▶ [Aim of the exercise] Quote, verbatim, all material below, without pictures.
BEGIN Data lines
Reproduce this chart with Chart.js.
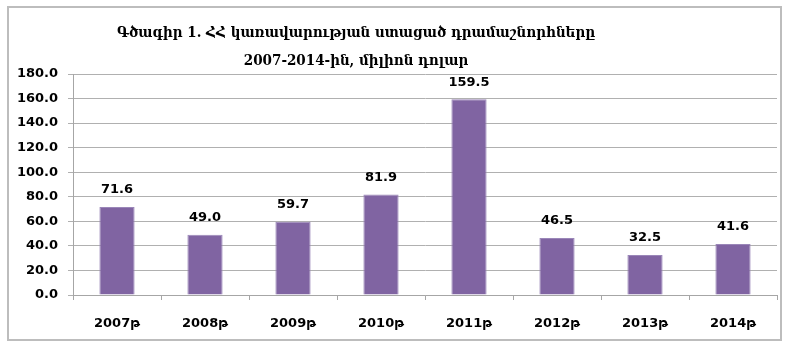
<!DOCTYPE html>
<html>
<head>
<meta charset="utf-8">
<script src="https://cdn.jsdelivr.net/npm/chart.js@4.4.1/dist/chart.umd.min.js"></script>
<style>
html,body{margin:0;padding:0;background:#fff;}
canvas{display:block;}
</style>
</head>
<body>
<canvas id="c" width="789" height="351" style="width:789px;height:351px"></canvas>
<script>
const categories = ["2007թ", "2008թ", "2009թ", "2010թ", "2011թ", "2012թ", "2013թ", "2014թ"];
const grants = [71.6, 49.0, 59.7, 81.9, 159.5, 46.5, 32.5, 41.6];
const titleLines = ["Գծագիր 1. ՀՀ կառավարության ստացած դրամաշնորհները", "2007-2014-ին, միլիոն դոլար"];
const yTicks = [0, 20, 40, 60, 80, 100, 120, 140, 160, 180];

const frameAndTitle = {
  id: 'frameAndTitle',
  beforeDraw(chart) {
    const ctx = chart.ctx;
    ctx.save();
    ctx.fillStyle = '#fff';
    ctx.fillRect(0, 0, chart.width, chart.height);
    ctx.strokeStyle = '#bdbdbd';
    ctx.lineWidth = 2;
    ctx.strokeRect(8, 7, 773, 333);
    ctx.restore();
  },
  afterDraw(chart) {
    const ctx = chart.ctx;
    ctx.save();
    ctx.fillStyle = '#000';
    ctx.textAlign = 'center';
    ctx.textBaseline = 'middle';
    ctx.font = 'bold 15px "DejaVu Serif Condensed", "DejaVu Serif", serif';
    ctx.fillText(titleLines[0], 356, 33);
    ctx.fillText(titleLines[1], 356, 61);
    // value labels
    ctx.font = 'bold 13px "DejaVu Sans", sans-serif';
    const meta = chart.getDatasetMeta(0);
    meta.data.forEach((bar, i) => {
      ctx.fillText(grants[i].toFixed(1), bar.x, bar.y - 17);
    });
    ctx.restore();
  }
};

new Chart(document.getElementById('c'), {
  type: 'bar',
  data: {
    labels: categories,
    datasets: [{
      data: grants,
      backgroundColor: '#8064a2',
      borderColor: '#9a86b8',
      borderWidth: 1,
      barPercentage: 0.4,
      categoryPercentage: 1.0
    }]
  },
  options: {
    responsive: false,
    devicePixelRatio: 1,
    animation: false,
    layout: { padding: { top: 74, right: 12, left: 0, bottom: 0 } },
    plugins: { legend: { display: false }, tooltip: { enabled: false }, title: { display: false } },
    scales: {
      x: {
        grid: { display: true, drawOnChartArea: false, offset: true, tickLength: 5, color: '#a6a6a6' },
        border: { color: '#a6a6a6' },
        ticks: { color: '#000', padding: 16, font: { family: '"DejaVu Sans", sans-serif', weight: 'bold', size: 13 } },
        afterFit(s) { s.height = 56; }
      },
      y: {
        min: 0, max: 180,
        afterBuildTicks(s) { s.ticks = yTicks.map(v => ({ value: v })); },
        grid: { color: '#b0b0b0', tickLength: 5 },
        border: { color: '#a6a6a6' },
        ticks: { color: '#000', padding: 10, font: { family: '"DejaVu Sans", sans-serif', weight: 'bold', size: 13 },
                 callback: v => Number(v).toFixed(1) },
        afterFit(s) { s.width = 73; }
      }
    }
  },
  plugins: [frameAndTitle]
});
</script>
</body>
</html>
END Data lines
▶ [The output]
Reproduce this chart with Chart.js.
<!DOCTYPE html>
<html>
<head>
<meta charset="utf-8">
<script src="https://cdn.jsdelivr.net/npm/chart.js@4.4.1/dist/chart.umd.min.js"></script>
<style>
html,body{margin:0;padding:0;background:#fff;}
canvas{display:block;}
</style>
</head>
<body>
<canvas id="c" width="789" height="351" style="width:789px;height:351px"></canvas>
<script>
const categories = ["2007թ", "2008թ", "2009թ", "2010թ", "2011թ", "2012թ", "2013թ", "2014թ"];
const grants = [71.6, 49.0, 59.7, 81.9, 159.5, 46.5, 32.5, 41.6];
const titleLines = ["Գծագիր 1. ՀՀ կառավարության ստացած դրամաշնորհները", "2007-2014-ին, միլիոն դոլար"];
const yTicks = [0, 20, 40, 60, 80, 100, 120, 140, 160, 180];

const frameAndTitle = {
  id: 'frameAndTitle',
  beforeDraw(chart) {
    const ctx = chart.ctx;
    ctx.save();
    ctx.fillStyle = '#fff';
    ctx.fillRect(0, 0, chart.width, chart.height);
    ctx.strokeStyle = '#bdbdbd';
    ctx.lineWidth = 2;
    ctx.strokeRect(8, 7, 773, 333);
    ctx.restore();
  },
  afterDraw(chart) {
    const ctx = chart.ctx;
    ctx.save();
    ctx.fillStyle = '#000';
    ctx.textAlign = 'center';
    ctx.textBaseline = 'middle';
    ctx.font = 'bold 15px "DejaVu Serif Condensed", "DejaVu Serif", serif';
    ctx.fillText(titleLines[0], 356, 33);
    ctx.fillText(titleLines[1], 356, 61);
    // value labels
    ctx.font = 'bold 13px "DejaVu Sans", sans-serif';
    const meta = chart.getDatasetMeta(0);
    meta.data.forEach((bar, i) => {
      ctx.fillText(grants[i].toFixed(1), bar.x, bar.y - 17);
    });
    ctx.restore();
  }
};

new Chart(document.getElementById('c'), {
  type: 'bar',
  data: {
    labels: categories,
    datasets: [{
      data: grants,
      backgroundColor: '#8064a2',
      borderColor: '#9a86b8',
      borderWidth: 1,
      barPercentage: 0.4,
      categoryPercentage: 1.0
    }]
  },
  options: {
    responsive: false,
    devicePixelRatio: 1,
    animation: false,
    layout: { padding: { top: 74, right: 12, left: 0, bottom: 0 } },
    plugins: { legend: { display: false }, tooltip: { enabled: false }, title: { display: false } },
    scales: {
      x: {
        grid: { display: true, drawOnChartArea: false, offset: true, tickLength: 5, color: '#a6a6a6' },
        border: { color: '#a6a6a6' },
        ticks: { color: '#000', padding: 16, font: { family: '"DejaVu Sans", sans-serif', weight: 'bold', size: 13 } },
        afterFit(s) { s.height = 56; }
      },
      y: {
        min: 0, max: 180,
        afterBuildTicks(s) { s.ticks = yTicks.map(v => ({ value: v })); },
        grid: { color: '#b0b0b0', tickLength: 5 },
        border: { color: '#a6a6a6' },
        ticks: { color: '#000', padding: 10, font: { family: '"DejaVu Sans", sans-serif', weight: 'bold', size: 13 },
                 callback: v => Number(v).toFixed(1) },
        afterFit(s) { s.width = 73; }
      }
    }
  },
  plugins: [frameAndTitle]
});
</script>
</body>
</html>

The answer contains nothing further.